Les aspirations des classes populaires restent à gauche

Annie et Brigitte regardent à gauche : en avril, elles ne voteront ni Le Pen, ni Zemmour, ni Macron ». © Mathieu Dréan

Si le vote populaire pour l’extrême droite progresse depuis les années 1980, les attentes qui s’expriment, notamment envers les sujets économiques et sociaux, sont toujours très marquées à gauche.

Les classes populaires se seraient droitisées ? Si la progression du Rassemblement national dans l’électorat de ces catégories est réelle, elle est à relativiser du fait d’une très forte abstention et n’est pas représentative de leurs véritables préoccupations. Selon une enquête réalisée au printemps 2021 par l’Ifop pour « l’Humanité Dimanche », plus que la lutte contre l’immigration, ce sont des mesures sociales qui sont attendues.
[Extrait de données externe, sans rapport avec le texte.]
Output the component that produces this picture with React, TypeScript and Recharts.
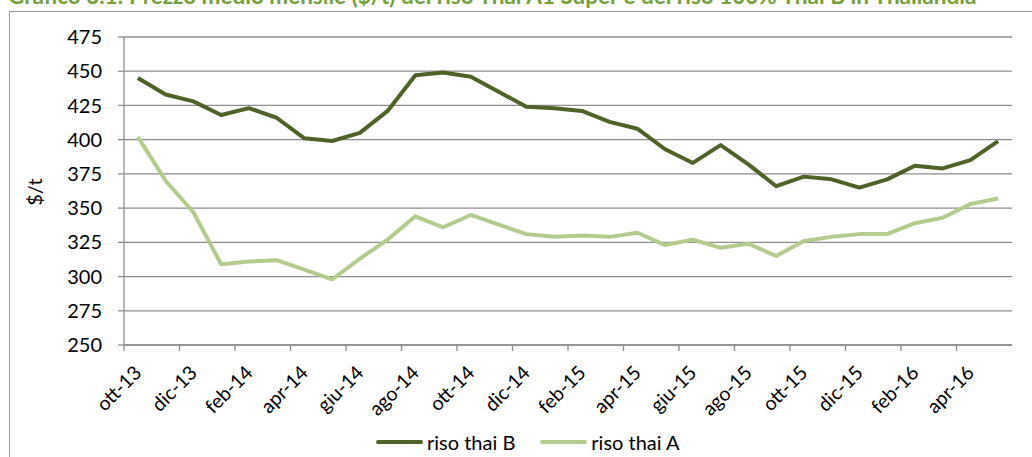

Parmi les classes populaires, ils sont 91 % à demander un grand plan pour les services publics, 86 % à vouloir l’augmentation du Smic, 82 % à être favorables à la taxation des dividendes… Des mesures que seule la gauche met réellement sur la table. Même s’il lui reste à convaincre. « Il y a sans doute eu une perte de confiance à l’égard de la gauche, le quinquennat Hollande y est pour beaucoup, analyse le sociologue Ugo Palheta. La gauche doit pouvoir porter un discours clair, avec des propositions ambitieuses, de rupture, pour regagner cette confiance. C’est aussi comme cela qu’elle pourra combattre la montée de l’extrême droite. »

Celle-ci a en effet su adapter son discours au regard des réelles aspirations des classes populaires, sans pour autant bouleverser le fond d’un programme conservateur et libéral, que Marine Le Pen met d’ailleurs davantage en avant qu’en 2017. D’après une autre étude, réalisée par OpinionWay en septembre 2021, pour les ouvriers, les employés, le « pouvoir d’achat » (52 %) et la « protection sociale » (42 %) arrivent en tête des « enjeux qui compteront le plus au moment de voter pour l’élection présidentielle », devant la sécurité et l’immigration.

Selon l’Ifop, en janvier 2020, le changement prioritaire à apporter, d’après les ouvriers et les employés, concerne « les écarts de revenus et de richesses ». « Marine Le Pen a su faire croire qu’elle avait la réponse à ces questions, alors même que les plus précaires seraient les premières victimes de sa politique », observe la philosophe Juliette Grange, auteure du livre « les Néoconservateurs » (Pocket, 2017).

Reste que cette imposture sociale de l’extrême droite est loin de séduire la majorité des classes populaires : « Le vote des ouvriers et employés en faveur de Marine Le Pen et Éric Zemmour est encore annoncé élevé pour la présidentielle mais la colère, la défiance, le sentiment d’abandon qui s’expriment politiquement dans ces catégories se traduisent pour l’heure davantage par un retrait des urnes », relate le politologue Florent Gougou. Une abstention qui, là encore, pourrait être combattue par un projet émancipateur, s’il parvient à être convaincant.